■ Task prompt
Skip every image and restate the data word for word.

■ Data block
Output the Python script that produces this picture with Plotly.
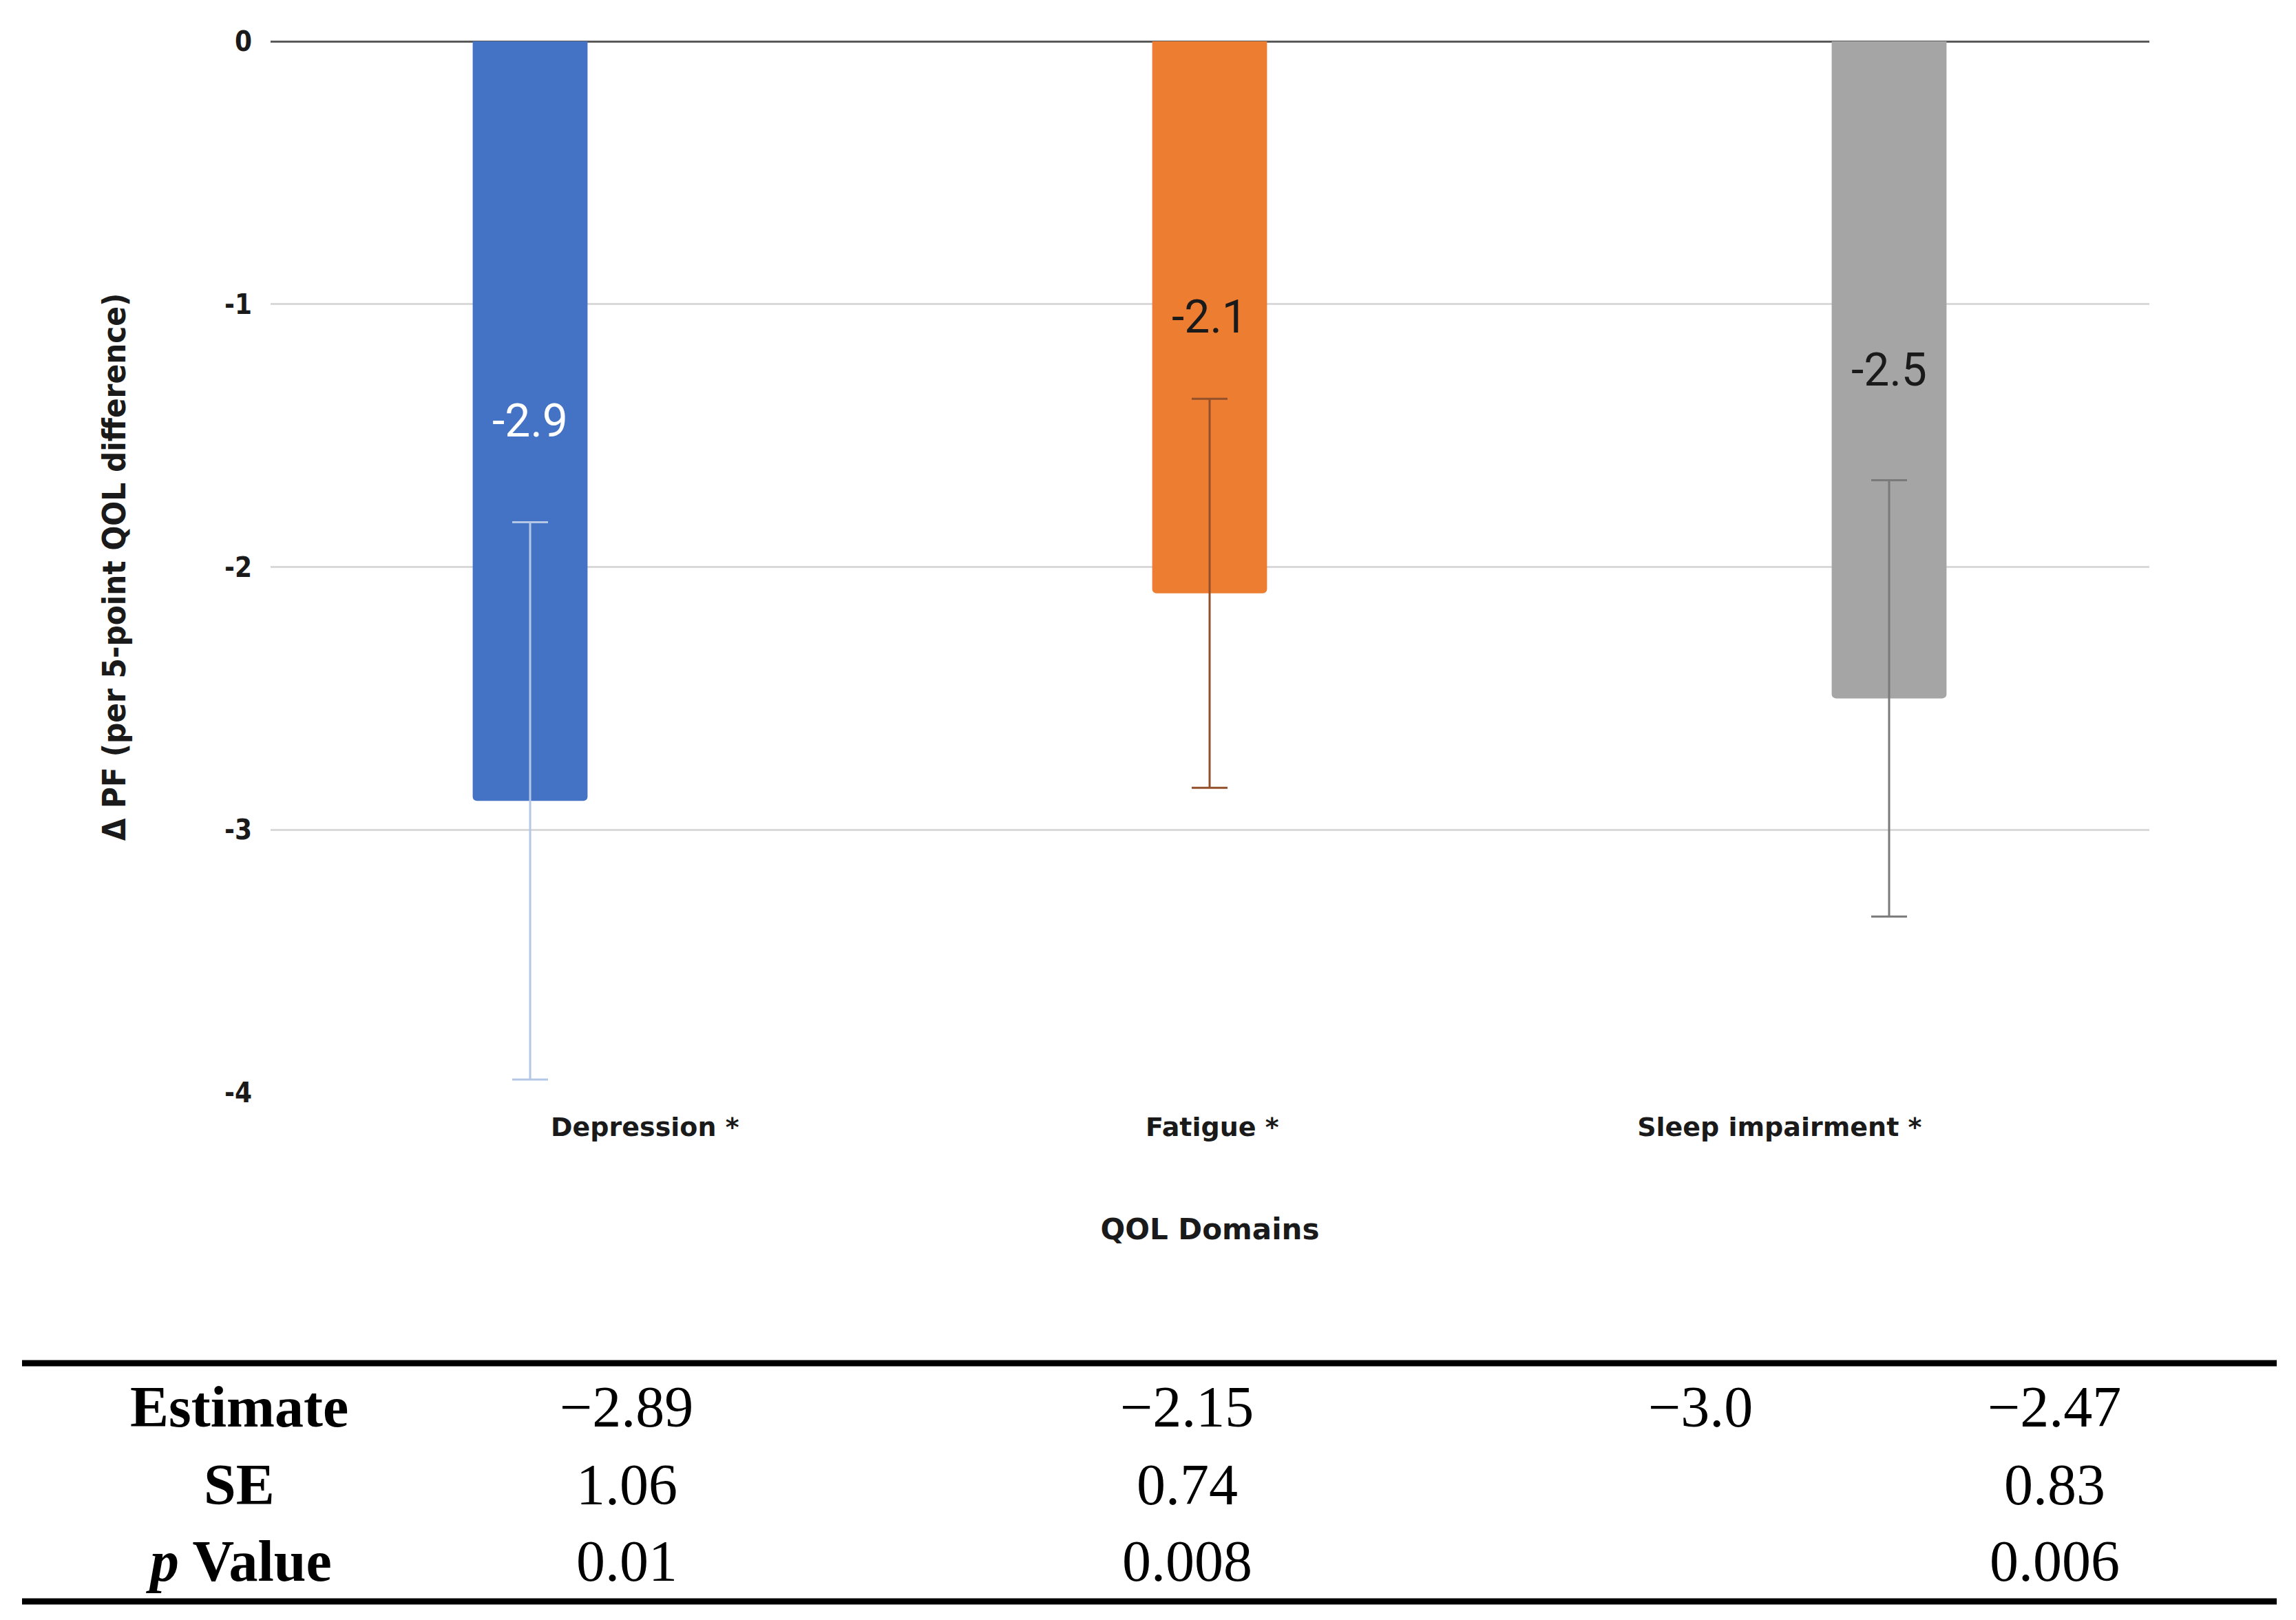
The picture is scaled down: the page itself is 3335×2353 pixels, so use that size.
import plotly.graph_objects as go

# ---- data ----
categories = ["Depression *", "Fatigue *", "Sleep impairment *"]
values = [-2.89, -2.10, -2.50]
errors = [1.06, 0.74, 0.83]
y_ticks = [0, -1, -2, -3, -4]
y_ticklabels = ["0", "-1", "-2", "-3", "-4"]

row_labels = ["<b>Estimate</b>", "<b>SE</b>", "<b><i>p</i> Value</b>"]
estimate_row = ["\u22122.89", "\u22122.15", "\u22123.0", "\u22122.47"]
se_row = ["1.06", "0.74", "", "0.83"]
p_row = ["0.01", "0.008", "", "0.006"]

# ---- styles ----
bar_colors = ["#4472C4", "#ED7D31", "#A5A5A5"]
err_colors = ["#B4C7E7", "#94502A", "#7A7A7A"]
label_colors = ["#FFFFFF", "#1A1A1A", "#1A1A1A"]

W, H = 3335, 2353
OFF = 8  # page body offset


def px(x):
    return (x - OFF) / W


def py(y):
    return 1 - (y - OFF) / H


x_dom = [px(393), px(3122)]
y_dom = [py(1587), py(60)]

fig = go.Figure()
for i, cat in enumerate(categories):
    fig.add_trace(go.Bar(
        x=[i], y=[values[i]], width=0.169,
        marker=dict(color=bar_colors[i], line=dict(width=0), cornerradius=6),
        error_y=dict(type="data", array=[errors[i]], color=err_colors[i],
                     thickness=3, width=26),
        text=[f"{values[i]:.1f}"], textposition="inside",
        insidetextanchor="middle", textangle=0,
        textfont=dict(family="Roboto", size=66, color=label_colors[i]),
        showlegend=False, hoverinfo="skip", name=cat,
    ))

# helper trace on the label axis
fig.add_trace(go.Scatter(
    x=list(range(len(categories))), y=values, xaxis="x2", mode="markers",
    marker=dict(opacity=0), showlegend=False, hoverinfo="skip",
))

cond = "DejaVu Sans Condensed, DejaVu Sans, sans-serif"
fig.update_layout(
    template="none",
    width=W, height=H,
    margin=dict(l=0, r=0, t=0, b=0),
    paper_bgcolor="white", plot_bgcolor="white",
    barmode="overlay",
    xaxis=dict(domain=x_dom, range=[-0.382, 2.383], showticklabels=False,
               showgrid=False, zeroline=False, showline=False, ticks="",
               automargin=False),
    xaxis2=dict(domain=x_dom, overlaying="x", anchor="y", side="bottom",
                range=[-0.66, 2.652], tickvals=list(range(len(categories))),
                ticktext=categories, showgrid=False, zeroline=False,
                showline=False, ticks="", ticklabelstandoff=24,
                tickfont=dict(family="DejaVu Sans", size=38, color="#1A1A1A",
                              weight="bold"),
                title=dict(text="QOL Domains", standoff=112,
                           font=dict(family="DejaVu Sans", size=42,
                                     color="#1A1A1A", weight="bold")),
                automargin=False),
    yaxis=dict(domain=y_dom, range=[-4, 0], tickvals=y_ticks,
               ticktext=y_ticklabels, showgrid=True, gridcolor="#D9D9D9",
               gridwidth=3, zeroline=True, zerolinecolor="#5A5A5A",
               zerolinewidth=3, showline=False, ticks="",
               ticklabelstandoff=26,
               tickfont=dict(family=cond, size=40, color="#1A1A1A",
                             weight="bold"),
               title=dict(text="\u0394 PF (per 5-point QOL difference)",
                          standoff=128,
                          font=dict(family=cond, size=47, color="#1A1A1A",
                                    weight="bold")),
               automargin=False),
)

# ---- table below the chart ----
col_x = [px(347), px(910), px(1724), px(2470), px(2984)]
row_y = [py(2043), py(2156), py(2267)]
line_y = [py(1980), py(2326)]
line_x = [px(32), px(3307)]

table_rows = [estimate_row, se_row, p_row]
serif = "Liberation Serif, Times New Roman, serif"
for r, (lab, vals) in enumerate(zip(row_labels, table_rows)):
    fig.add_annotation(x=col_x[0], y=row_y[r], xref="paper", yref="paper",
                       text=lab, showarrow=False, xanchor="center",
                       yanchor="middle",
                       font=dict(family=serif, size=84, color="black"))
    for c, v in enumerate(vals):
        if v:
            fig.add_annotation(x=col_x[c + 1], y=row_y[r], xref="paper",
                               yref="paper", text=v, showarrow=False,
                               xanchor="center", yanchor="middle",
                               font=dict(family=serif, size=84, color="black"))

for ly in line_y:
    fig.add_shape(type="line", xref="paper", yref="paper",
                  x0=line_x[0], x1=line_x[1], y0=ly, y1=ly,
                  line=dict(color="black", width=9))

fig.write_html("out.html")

■ Exercise answer
Output the Python script that produces this picture with Plotly.
The picture is scaled down: the page itself is 3335×2353 pixels, so use that size.
import plotly.graph_objects as go

# ---- data ----
categories = ["Depression *", "Fatigue *", "Sleep impairment *"]
values = [-2.89, -2.10, -2.50]
errors = [1.06, 0.74, 0.83]
y_ticks = [0, -1, -2, -3, -4]
y_ticklabels = ["0", "-1", "-2", "-3", "-4"]

row_labels = ["<b>Estimate</b>", "<b>SE</b>", "<b><i>p</i> Value</b>"]
estimate_row = ["\u22122.89", "\u22122.15", "\u22123.0", "\u22122.47"]
se_row = ["1.06", "0.74", "", "0.83"]
p_row = ["0.01", "0.008", "", "0.006"]

# ---- styles ----
bar_colors = ["#4472C4", "#ED7D31", "#A5A5A5"]
err_colors = ["#B4C7E7", "#94502A", "#7A7A7A"]
label_colors = ["#FFFFFF", "#1A1A1A", "#1A1A1A"]

W, H = 3335, 2353
OFF = 8  # page body offset


def px(x):
    return (x - OFF) / W


def py(y):
    return 1 - (y - OFF) / H


x_dom = [px(393), px(3122)]
y_dom = [py(1587), py(60)]

fig = go.Figure()
for i, cat in enumerate(categories):
    fig.add_trace(go.Bar(
        x=[i], y=[values[i]], width=0.169,
        marker=dict(color=bar_colors[i], line=dict(width=0), cornerradius=6),
        error_y=dict(type="data", array=[errors[i]], color=err_colors[i],
                     thickness=3, width=26),
        text=[f"{values[i]:.1f}"], textposition="inside",
        insidetextanchor="middle", textangle=0,
        textfont=dict(family="Roboto", size=66, color=label_colors[i]),
        showlegend=False, hoverinfo="skip", name=cat,
    ))

# helper trace on the label axis
fig.add_trace(go.Scatter(
    x=list(range(len(categories))), y=values, xaxis="x2", mode="markers",
    marker=dict(opacity=0), showlegend=False, hoverinfo="skip",
))

cond = "DejaVu Sans Condensed, DejaVu Sans, sans-serif"
fig.update_layout(
    template="none",
    width=W, height=H,
    margin=dict(l=0, r=0, t=0, b=0),
    paper_bgcolor="white", plot_bgcolor="white",
    barmode="overlay",
    xaxis=dict(domain=x_dom, range=[-0.382, 2.383], showticklabels=False,
               showgrid=False, zeroline=False, showline=False, ticks="",
               automargin=False),
    xaxis2=dict(domain=x_dom, overlaying="x", anchor="y", side="bottom",
                range=[-0.66, 2.652], tickvals=list(range(len(categories))),
                ticktext=categories, showgrid=False, zeroline=False,
                showline=False, ticks="", ticklabelstandoff=24,
                tickfont=dict(family="DejaVu Sans", size=38, color="#1A1A1A",
                              weight="bold"),
                title=dict(text="QOL Domains", standoff=112,
                           font=dict(family="DejaVu Sans", size=42,
                                     color="#1A1A1A", weight="bold")),
                automargin=False),
    yaxis=dict(domain=y_dom, range=[-4, 0], tickvals=y_ticks,
               ticktext=y_ticklabels, showgrid=True, gridcolor="#D9D9D9",
               gridwidth=3, zeroline=True, zerolinecolor="#5A5A5A",
               zerolinewidth=3, showline=False, ticks="",
               ticklabelstandoff=26,
               tickfont=dict(family=cond, size=40, color="#1A1A1A",
                             weight="bold"),
               title=dict(text="\u0394 PF (per 5-point QOL difference)",
                          standoff=128,
                          font=dict(family=cond, size=47, color="#1A1A1A",
                                    weight="bold")),
               automargin=False),
)

# ---- table below the chart ----
col_x = [px(347), px(910), px(1724), px(2470), px(2984)]
row_y = [py(2043), py(2156), py(2267)]
line_y = [py(1980), py(2326)]
line_x = [px(32), px(3307)]

table_rows = [estimate_row, se_row, p_row]
serif = "Liberation Serif, Times New Roman, serif"
for r, (lab, vals) in enumerate(zip(row_labels, table_rows)):
    fig.add_annotation(x=col_x[0], y=row_y[r], xref="paper", yref="paper",
                       text=lab, showarrow=False, xanchor="center",
                       yanchor="middle",
                       font=dict(family=serif, size=84, color="black"))
    for c, v in enumerate(vals):
        if v:
            fig.add_annotation(x=col_x[c + 1], y=row_y[r], xref="paper",
                               yref="paper", text=v, showarrow=False,
                               xanchor="center", yanchor="middle",
                               font=dict(family=serif, size=84, color="black"))

for ly in line_y:
    fig.add_shape(type="line", xref="paper", yref="paper",
                  x0=line_x[0], x1=line_x[1], y0=ly, y1=ly,
                  line=dict(color="black", width=9))

fig.write_html("out.html")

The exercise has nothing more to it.